Clarity silk card
Clarity silk paper
Adirondack ink pads - Juniper, Cloudy Blue, Stonewashed, and Pitch Black
Big and Juicy - one with a good sun yellow in it.
Clarity stamps - Small Village Set, tree from Cottage Set
Digi "stamp" of church
Limited palette of Promarkers
moon mask punched from a post it note
I needed a stamp of a church and was quite shocked to find I had not got one anywhere, so I managed to borrow the large church stamp made by Clarity (I have now ordered my own). I stamped it onto good white card, scanned it into the computer, and reduced the size digitally to get one that would go with the mini village set. I had to work out exactly where I wanted it on the card before printing it onto the Clarity silk card, and leaving it overnight to dry thoroughly. Then I just needed to place all the other images where they looked good (I did try it all on copy paper first).

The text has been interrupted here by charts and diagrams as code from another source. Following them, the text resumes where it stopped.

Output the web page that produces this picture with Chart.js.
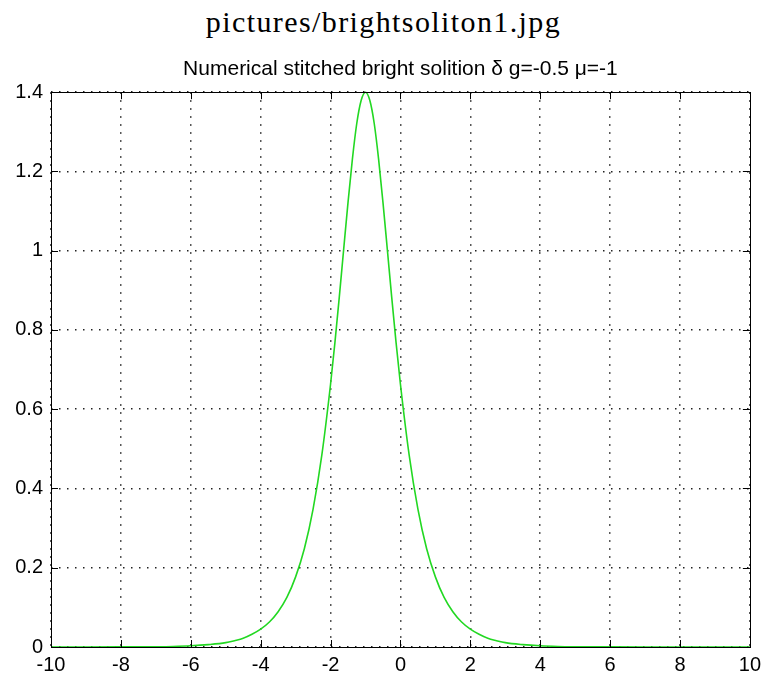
<!DOCTYPE html>
<html lang="en">
<head>
    <meta charset="UTF-8">
    <title>Bright soliton</title>
    <script src="https://cdn.jsdelivr.net/npm/chart.js"></script>
    <style>
        body { margin: 0; background: #fff; }
        #fileName {
            position: absolute; top: 7px; left: 0; width: 767px;
            text-align: center; font-family: 'Liberation Serif', serif;
            font-size: 30px; line-height: 30px; letter-spacing: 1.4px; color: #000;
        }
        #wrap { position: absolute; top: 0; left: 0; width: 767px; height: 681px; }
    </style>
</head>
<body>
    <div id="fileName">pictures/brightsoliton1.jpg</div>
    <div id="wrap"><canvas id="solitonChart" width="767" height="681"></canvas></div>

    <script>
      // values
      const xValues = [-10, -9, -8, -7, -6.5, -6, -5.5, -5, -4.75, -4.5, -4.25, -4, -3.75, -3.5, -3.25, -3,
        -2.75, -2.5, -2.25, -2, -1.875, -1.75, -1.625, -1.5, -1.375, -1.25, -1.125, -1,
        -0.875, -0.75, -0.625, -0.5, -0.375, -0.25, -0.125, 0, 0.25, 0.5, 0.75, 1, 1.25, 1.5, 1.75, 2,
        2.25, 2.5, 2.75, 3, 3.5, 4, 4.5, 5, 6, 7, 8, 9, 10];
      const psiValues = [0, 0, 0.0002, 0.0007, 0.0014, 0.003, 0.006, 0.011, 0.016, 0.022, 0.032, 0.045,
        0.063, 0.089, 0.125, 0.177, 0.248, 0.348, 0.484, 0.663, 0.768, 0.883, 1.003, 1.122, 1.231, 1.321, 1.379, 1.4,
        1.379, 1.321, 1.231, 1.122, 1.003, 0.883, 0.768, 0.663, 0.484, 0.348, 0.248, 0.177, 0.125, 0.089, 0.063, 0.045,
        0.032, 0.022, 0.016, 0.011, 0.006, 0.003, 0.0014, 0.0007, 0.0002, 0, 0, 0, 0];
      const xTickLabels = ['-10', '-8', '-6', '-4', '-2', '0', '2', '4', '6', '8', '10'];
      const yTickLabels = ['0', '0.2', '0.4', '0.6', '0.8', '1', '1.2', '1.4'];

      const points = xValues.map((x, i) => ({ x: x, y: psiValues[i] }));

      // MATLAB style box with inward tick marks on all four sides
      const boxPlugin = {
        id: 'boxPlugin',
        afterDraw(chart) {
          const ctx = chart.ctx;
          const a = chart.chartArea;
          const xs = chart.scales.x, ys = chart.scales.y;
          const len = 7;
          ctx.save();
          ctx.strokeStyle = '#000';
          ctx.lineWidth = 1;
          ctx.beginPath();
          xs.ticks.forEach(t => {
            const px = Math.round(xs.getPixelForValue(t.value)) + 0.5;
            ctx.moveTo(px, a.bottom); ctx.lineTo(px, a.bottom - len);
            ctx.moveTo(px, a.top); ctx.lineTo(px, a.top + len);
          });
          ys.ticks.forEach(t => {
            const py = Math.round(ys.getPixelForValue(t.value)) + 0.5;
            ctx.moveTo(a.left, py); ctx.lineTo(a.left + len, py);
            ctx.moveTo(a.right, py); ctx.lineTo(a.right - len, py);
          });
          ctx.stroke();
          ctx.strokeRect(Math.round(a.left) + 0.5, Math.round(a.top) + 0.5,
            Math.round(a.right - a.left), Math.round(a.bottom - a.top));
          ctx.restore();
        }
      };

      const gridStyle = {
        color: '#222',
        lineWidth: 1.5,
        drawTicks: false
      };
      const dotted = { display: false, dash: [1.5, 6.5] };

      new Chart(document.getElementById('solitonChart'), {
        type: 'line',
        data: {
          datasets: [{
            data: points,
            borderColor: '#22d822',
            borderWidth: 1.6,
            pointRadius: 0,
            fill: false,
            cubicInterpolationMode: 'monotone',
            clip: false
          }]
        },
        options: {
          responsive: false,
          animation: false,
          layout: { padding: { top: 50, right: 13, bottom: 0, left: 0 } },
          plugins: {
            legend: { display: false },
            tooltip: { enabled: false },
            title: {
              display: true,
              fullSize: false,
              text: 'Numerical stitched bright solition \u03b4 g=-0.5 \u03bc=-1',
              color: '#000',
              font: { family: "'Liberation Sans', Arial, sans-serif", size: 21, weight: 'normal' },
              padding: { top: 7, bottom: 10 }
            }
          },
          scales: {
            x: {
              type: 'linear',
              min: -10,
              max: 10,
              border: dotted,
              grid: gridStyle,
              ticks: {
                stepSize: 2,
                color: '#000',
                padding: 6,
                maxRotation: 0,
                font: { family: "'Liberation Sans', Arial, sans-serif", size: 20 },
                callback: (v, i) => xTickLabels[i]
              },
              afterFit: s => { s.height = 34; }
            },
            y: {
              type: 'linear',
              min: 0,
              max: 1.4,
              border: dotted,
              grid: gridStyle,
              ticks: {
                stepSize: 0.2,
                color: '#000',
                padding: 8,
                font: { family: "'Liberation Sans', Arial, sans-serif", size: 20 },
                callback: (v, i) => yTickLabels[i]
              },
              afterFit: s => { s.height = undefined; s.width = 51; }
            }
          }
        },
        plugins: [boxPlugin]
      });
    </script>
</body>
</html>
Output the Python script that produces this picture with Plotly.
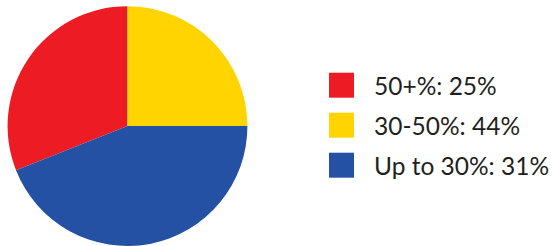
import plotly.graph_objects as go

labels = ["50+%: 25%", "30-50%: 44%", "Up to 30%: 31%"]
slice_values = [31, 25, 44]
colors = ["#ED1C24", "#FFD400", "#2451A3"]

total = sum(slice_values)
fig = go.Figure(go.Pie(
    labels=labels,
    values=slice_values,
    sort=False,
    direction="clockwise",
    rotation=-360 * slice_values[0] / total,
    marker=dict(colors=colors, line=dict(width=0)),
    textinfo="none",
    hoverinfo="label",
    showlegend=False,
    domain=dict(x=[7.3 / 553, 247.7 / 553], y=[0, 0.975]),
))

shapes = []
annotations = []
W, H = 553, 246
for i, (lab, col) in enumerate(zip(labels, colors)):
    yc = 85.2 + 40 * i
    shapes.append(dict(type="rect", xref="paper", yref="paper",
                       x0=329 / W, x1=354 / W,
                       y0=1 - (yc + 12.5) / H, y1=1 - (yc - 12.5) / H,
                       fillcolor=col, line=dict(width=0)))
    annotations.append(dict(text=lab, xref="paper", yref="paper",
                            x=372 / W, y=1 - yc / H, xanchor="left", yanchor="middle",
                            showarrow=False,
                            font=dict(family="Lato", size=24.5, color="#231F20")))

fig.update_layout(width=W, height=H, margin=dict(l=0, r=0, t=0, b=0),
                  paper_bgcolor="white", plot_bgcolor="white",
                  shapes=shapes, annotations=annotations)
fig.write_html("out.html", config={"displayModeBar": False},
               post_script="document.body.style.margin='0';document.body.style.overflow='hidden';")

I loaded the brayer with Cloudy Blue and with the moon mask in place, put the sky in. Then I darkened it slightly by changing to Stonewashed and repeating it. The hills and mounds were done using a randomly torn piece of paper, and a make up sponge to apply the Juniper, trying to ground the church, the trees and cottages as I went. I removed the mask and added a little yellow to the sun with a sponge.
Once the ink was totally dry, I added a little colour with Promarkers, keeping to a very limited palette of colours. The edge was done with a ruler, upside down, and a Slate Promarker.
The backing paper was created with the brayer, Juniper and Stonewashed. I added two stripes, overlapping and random to a piece of Clarity silk paper. Then all I needed was to get a large piece of cling film, spraying it with a mister and scrunching it down (wet side down) on to the inked paper, scrunching it round a little to blend the stripes. Then it went on another surface to dry naturally (That surface was another pile of things to sort out - not the clear tidy cupboard it should have been). After that, both the topper and the backing paper had a good polish up with a piece of dry kitchen roll to bring up the shine, before mounting it all on a plain white card.
Like most of my cards I can see loads of ways to improve this card, but it is all part of a leaving curve, and good fun. Hope you like it, and if you want to see the expert at these techniques, just watch Barbara Gray - she is a legend.